Speeding up SwiftSyntax by using the parser directly

(Argyrios Kyrtzidis) #1

tl;dr; Providing direct access to the parser speeds up SwiftSyntax 8x, and it becomes 2x faster than the legacy sourcekitd syntactic request

Currently there are 2 ways to create a SwiftSyntax tree from a source file:

  • Parse the JSON output from the compiler executable (slow)
  • Use sourcekitd + binary serialization format (fast)

When comparing SwiftSyntax with the legacy request, a major benefit is that SwiftSyntax allows for incremental re-parsing but it is still critical for SwiftSyntax to have very fast, real-time performance when parsing a lot of code (e.g. first time a file is opened, processing multiple files, etc.).
From that aspect, even the fastest available approach for SwiftSyntax is multiple times slower than the legacy sourcekitd syntactic request.

To see how faster SwiftSyntax can be, I prototyped providing a C library that exposes a couple of APIs that use the Swift parser to create the raw syntax-tree nodes that SwiftSyntax needs, and pass them to the client. I then modified SwiftSyntax to call these C APIs and get back the raw syntax nodes directly from the parser.

The performance gains of this approach are significant, see the timings below. For the source test case I used the largest file in firefox-ios repo and copied it 2x, so total is a file with 4,120 LOC.

compiler side SwiftSyntax side total
legacy syntactic request 25 ms 25 ms
SwiftSyntax/sourcekitd 44 ms 60 ms 104 ms
SwiftSyntax/direct parse 11 ms 2 ms 13 ms

As you can see, using the C library SwiftSyntax became 8x faster, and even 2x faster than the legacy sourcekitd syntactic request! :racing_car::dash:

The only potential downside of this approach is that we are losing the crash protection that sourcekitd provided, but:

  • The parser is a much less complicated system than the rest of the compiler pipeline, and given the additional quality assurance tools that we have, like the amazing swift stress tester, I believe we can be confident that we will protect SwiftSyntax against crashing bugs.
  • Moving SwiftSyntax off sourcekitd has an additional upside beyond performance. A long standing desire of us was to isolate the syntactic functionality from the sourcekitd crashes (a typechecker crash should have no effect on syntactic functionality), and this approach allows us to provide this.

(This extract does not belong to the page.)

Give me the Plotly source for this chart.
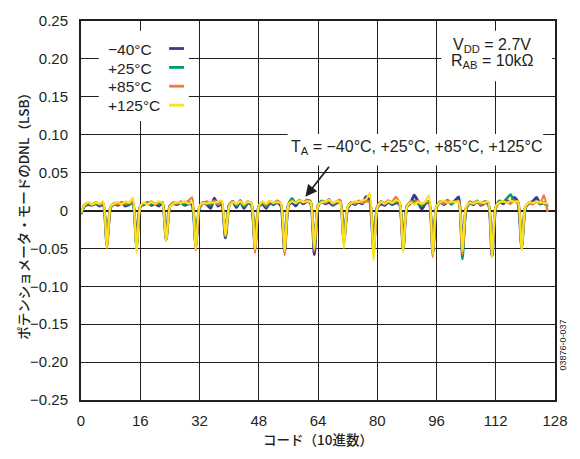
import plotly.graph_objects as go

codes = list(range(0, 127))

dnl_m40 = [
    -0.004, 0.006, 0.008, 0.007, 0.009, 0.006, 0.008, -0.044,
    0.004, 0.009, 0.007, 0.010, 0.006, 0.008, 0.011, -0.046,
    0.005, 0.008, 0.010, 0.007, 0.009, 0.006, 0.010, -0.038,
    0.006, 0.009, 0.008, 0.011, 0.007, 0.009, 0.008, -0.045,
    0.004, 0.010, 0.008, 0.003, 0.016, 0.006, 0.009, -0.036,
    0.006, 0.012, 0.004, 0.013, 0.003, 0.010, 0.008, -0.048,
    0.005, 0.009, 0.003, 0.010, 0.008, 0.011, 0.006, -0.054,
    0.007, 0.011, 0.006, 0.013, 0.009, 0.012, 0.010, -0.058,
    0.006, 0.012, 0.009, 0.011, 0.007, 0.010, 0.012, -0.040,
    0.003, 0.010, 0.008, 0.011, 0.009, 0.018, 0.012, -0.050,
    0.004, 0.009, 0.007, 0.011, 0.008, 0.010, 0.009, -0.050,
    0.005, 0.010, 0.020, 0.012, 0.002, 0.009, 0.011, -0.055,
    0.005, 0.011, 0.008, 0.012, 0.009, 0.013, 0.018, -0.055,
    0.003, 0.010, 0.008, 0.012, 0.007, 0.010, 0.009, -0.060,
    0.004, 0.012, 0.009, 0.013, 0.010, 0.017, 0.011, -0.047,
    0.004, 0.010, 0.012, 0.017, 0.009, 0.010, 0.006,
]

dnl_p25 = [
    -0.005, 0.007, 0.009, 0.008, 0.010, 0.007, 0.009, -0.047,
    0.005, 0.008, 0.009, 0.011, 0.007, 0.009, 0.010, -0.048,
    0.006, 0.009, 0.011, 0.008, 0.010, 0.008, 0.011, -0.039,
    0.005, 0.010, 0.009, 0.010, 0.008, 0.011, 0.009, -0.048,
    0.005, 0.011, 0.009, 0.007, 0.012, 0.008, 0.010, -0.035,
    0.007, 0.011, 0.006, 0.012, 0.005, 0.011, 0.009, -0.050,
    0.006, 0.010, 0.005, 0.011, 0.009, 0.012, 0.008, -0.052,
    0.008, 0.016, 0.009, 0.013, 0.010, 0.014, 0.012, -0.052,
    0.007, 0.013, 0.011, 0.015, 0.008, 0.011, 0.013, -0.042,
    0.004, 0.011, 0.009, 0.012, 0.010, 0.013, 0.012, -0.054,
    0.005, 0.012, 0.008, 0.013, 0.009, 0.011, 0.010, -0.052,
    0.006, 0.011, 0.013, 0.009, 0.006, 0.010, 0.012, -0.057,
    0.004, 0.012, 0.010, 0.014, 0.008, 0.012, 0.011, -0.064,
    0.002, 0.011, 0.009, 0.013, 0.008, 0.012, 0.010, -0.056,
    0.004, 0.013, 0.011, 0.016, 0.021, 0.012, 0.010, -0.050,
    0.003, 0.011, 0.009, 0.013, 0.008, 0.011, 0.005,
]

dnl_p85 = [
    -0.004, 0.008, 0.010, 0.007, 0.011, 0.008, 0.009, -0.050,
    0.004, 0.010, 0.008, 0.011, 0.009, 0.010, 0.012, -0.050,
    0.005, 0.010, 0.009, 0.012, 0.008, 0.011, 0.009, -0.040,
    0.006, 0.011, 0.009, 0.012, 0.010, 0.013, 0.017, -0.053,
    0.005, 0.010, 0.012, 0.009, 0.013, 0.008, 0.011, -0.034,
    0.006, 0.012, 0.008, 0.013, 0.007, 0.012, 0.010, -0.056,
    0.005, 0.011, 0.007, 0.012, 0.010, 0.013, 0.009, -0.059,
    0.007, 0.013, 0.010, 0.014, 0.011, 0.013, 0.012, -0.054,
    0.006, 0.012, 0.010, 0.013, 0.009, 0.012, 0.014, -0.044,
    0.004, 0.011, 0.009, 0.013, 0.010, 0.012, 0.011, -0.058,
    0.005, 0.012, 0.010, 0.013, 0.011, 0.018, 0.010, -0.050,
    0.005, 0.012, 0.010, 0.013, 0.008, 0.011, 0.012, -0.061,
    0.004, 0.011, 0.009, 0.013, 0.010, 0.012, 0.011, -0.058,
    0.003, 0.012, 0.010, 0.011, 0.008, 0.012, 0.010, -0.058,
    0.004, 0.010, 0.012, 0.011, 0.009, 0.013, 0.011, -0.050,
    0.005, 0.010, 0.008, 0.012, 0.009, 0.020, -0.002,
]

dnl_p125 = [
    -0.003, 0.007, 0.011, 0.008, 0.010, 0.009, 0.012, -0.049,
    0.006, 0.009, 0.011, 0.008, 0.012, 0.010, 0.017, -0.056,
    0.006, 0.010, 0.008, 0.011, 0.009, 0.012, 0.010, -0.041,
    0.005, 0.009, 0.011, 0.010, 0.012, 0.009, 0.011, -0.051,
    0.006, 0.010, 0.009, 0.011, 0.010, 0.012, 0.013, -0.033,
    0.005, 0.011, 0.009, 0.012, 0.008, 0.011, 0.010, -0.051,
    0.006, 0.012, 0.009, 0.013, 0.010, 0.011, 0.009, -0.054,
    0.008, 0.012, 0.010, 0.013, 0.011, 0.012, 0.011, -0.050,
    0.007, 0.011, 0.012, 0.014, 0.010, 0.012, 0.011, -0.050,
    0.005, 0.010, 0.012, 0.011, 0.013, 0.015, 0.023, -0.066,
    0.004, 0.011, 0.009, 0.012, 0.010, 0.013, 0.012, -0.055,
    0.005, 0.010, 0.008, 0.011, 0.009, 0.012, 0.020, -0.058,
    0.006, 0.011, 0.013, 0.010, 0.012, 0.011, 0.012, -0.054,
    0.005, 0.010, 0.009, 0.012, 0.011, 0.010, 0.012, -0.062,
    0.006, 0.011, 0.012, 0.010, 0.013, 0.011, 0.012, -0.053,
    0.005, 0.011, 0.010, 0.012, 0.011, 0.010, 0.009,
]

series_names = ["\u221240\u00b0C", "+25\u00b0C", "+85\u00b0C", "+125\u00b0C"]
series_data = [dnl_m40, dnl_p25, dnl_p85, dnl_p125]
series_colors = ["#3b3897", "#00a05a", "#f07c3a", "#fbe21d"]
series_widths = [3.0, 2.5, 2.3, 2.2]

x_ticks = [0, 16, 32, 48, 64, 80, 96, 112, 128]
y_ticks = [0.25, 0.20, 0.15, 0.10, 0.05, 0, -0.05, -0.10, -0.15, -0.20, -0.25]
y_tick_text = ["0.25", "0.20", "0.15", "0.10", "0.05", "0",
               "\u22120.05", "\u22120.10", "\u22120.15", "\u22120.20", "\u22120.25"]

FONT = "Liberation Sans, Arial, Noto Sans CJK JP, sans-serif"
JFONT = "Noto Sans CJK JP, Liberation Sans, sans-serif"

fig = go.Figure()
for name, ys, col, w in zip(series_names, series_data, series_colors, series_widths):
    fig.add_trace(go.Scatter(
        x=codes, y=ys, mode="lines", name=name,
        line=dict(color=col, width=w, shape="spline", smoothing=0.6),
        showlegend=False,
    ))

fig.update_layout(
    width=580, height=459,
    margin=dict(l=81, r=20, t=17, b=59),
    paper_bgcolor="white", plot_bgcolor="white",
    font=dict(family=FONT, size=14, color="#231f20"),
)
fig.update_xaxes(
    range=[0, 128], tickvals=x_ticks, ticktext=[str(v) for v in x_ticks],
    showgrid=True, gridcolor="#231f20", gridwidth=1.2,
    showline=True, linecolor="#231f20", linewidth=2, mirror=True,
    ticks="", ticklabelstandoff=6, zeroline=False,
    tickfont=dict(size=15),
)
fig.update_yaxes(
    range=[-0.25, 0.25], tickvals=y_ticks, ticktext=y_tick_text,
    showgrid=True, gridcolor="#231f20", gridwidth=1.2,
    showline=True, linecolor="#231f20", linewidth=2, mirror=True,
    ticks="", ticklabelstandoff=8,
    zeroline=True, zerolinecolor="#231f20", zerolinewidth=2.2,
    tickfont=dict(size=15),
)

# white boxes behind legend and notes
boxes = [
    (0.0376, 0.2275, 0.736, 0.974),
    (0.760, 0.994, 0.841, 0.974),
    (0.436, 0.975, 0.619, 0.702),
]
for x0, x1, y0, y1 in boxes:
    fig.add_shape(type="rect", xref="paper", yref="paper",
                  x0=x0, x1=x1, y0=y0, y1=y1,
                  fillcolor="white", line=dict(width=0), layer="above")

# custom legend: text left, line sample right
leg_y = [0.2127, 0.1878, 0.163, 0.138]
for name, col, yy in zip(series_names, series_colors, leg_y):
    fig.add_annotation(x=6.7, y=yy, xref="x", yref="y", text=name,
                       showarrow=False, xanchor="left", yanchor="middle",
                       font=dict(size=15.5, family=FONT))
    fig.add_shape(type="line", xref="x", yref="y",
                  x0=23.8, x1=27.8, y0=yy + 0.001, y1=yy + 0.001,
                  line=dict(color=col, width=2.8), layer="above")

fig.add_annotation(x=111, y=0.218, xref="x", yref="y",
                   text="V<sub>DD</sub> = 2.7V", showarrow=False,
                   xanchor="center", yanchor="middle", font=dict(size=16))
fig.add_annotation(x=111, y=0.196, xref="x", yref="y",
                   text="R<sub>AB</sub> = 10k\u03a9", showarrow=False,
                   xanchor="center", yanchor="middle", font=dict(size=16))
fig.add_annotation(x=90.5, y=0.0833, xref="x", yref="y",
                   text="T<sub>A</sub> = \u221240\u00b0C, +25\u00b0C, +85\u00b0C, +125\u00b0C",
                   showarrow=False, xanchor="center", yanchor="middle",
                   font=dict(size=16))
fig.add_annotation(x=60.6, y=0.018, ax=67.3, ay=0.0597,
                   xref="x", yref="y", axref="x", ayref="y",
                   text="", showarrow=True, arrowhead=2, arrowsize=1.3,
                   arrowwidth=1.8, arrowcolor="#231f20")

fig.add_annotation(x=-0.123, y=0.493, xref="paper", yref="paper",
                   text="\u30dd\u30c6\u30f3\u30b7\u30e7\u30e1\u30fc\u30bf\u30fb\u30e2\u30fc\u30c9\u306eDNL\uff08LSB\uff09",
                   textangle=-90, showarrow=False, xanchor="center", yanchor="middle",
                   font=dict(size=13.5, family=JFONT, weight=500))
fig.add_annotation(x=0.499, y=-0.102, xref="paper", yref="paper",
                   text="\u30b3\u30fc\u30c9\uff0810\u9032\u6570\uff09",
                   showarrow=False, xanchor="center", yanchor="middle",
                   font=dict(size=13.5, family=JFONT, weight=500))
fig.add_annotation(x=1.017, y=0.144, xref="paper", yref="paper",
                   text="03876-0-037", textangle=-90, showarrow=False,
                   xanchor="center", yanchor="middle", font=dict(size=9))

fig.write_html("out.html")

Given how critical the performance of SwiftSyntax is for allowing it to replace all uses of the legacy syntactic request, I believe this approach is the way forward in order to achieve this goal.

(Jon Shier) #2

As an outsider who isn't involved in this process at all:

When SwiftSyntax was introduced, I thought I remembered a future direction of integrating it into the compiler pipeline so it would become the first step, and its output could be shared between the compiler and other tools which need to consume the high fidelity output (like the LS). Is that not the case, or is that just a long long term goal?

As a Swift user, yes please! Syntax highlighting breaking because of sourcekitd crashes are super annoying, especially since Xcode's "Report a bug" button is cruel joke. Highlighting flashes because the entire file has to be highlighted at once are also super annoying. Flashes while editing code are super super annoying. Anything that improves this situation would be great.

On a related note, when Swift LSP support was announced, there was much rejoicing, aside from the comments that, since it would still use sourcekitd, every IDE would now suffer from the same issues Xcode sees. So this would help general developer confidence as well.

(Argyrios Kyrtzidis) #3

It's a long term goal.

(Marcin Krzyzanowski) #4

are you saying that sourcekitd "parser" is the slowest possible approach. Slower than playing with JSON ?

(Argyrios Kyrtzidis) #5

No, JSON is multiple times slower than the sourcekitd approach, I just didn't bother taking specific measurements for it, we know this already.

(Marcin Krzyzanowski) #6

What is "legacy syntactic request" ? it's faster than "sourcekitd" - I found this part intriguing.

(Argyrios Kyrtzidis) #7

It's the functionality for opening a source document and getting a 'syntax-map' (flat array used for syntactic highlighting) and a 'document structure' (tree describing the structure of the code).
Check examples for syntax-map and document-structure.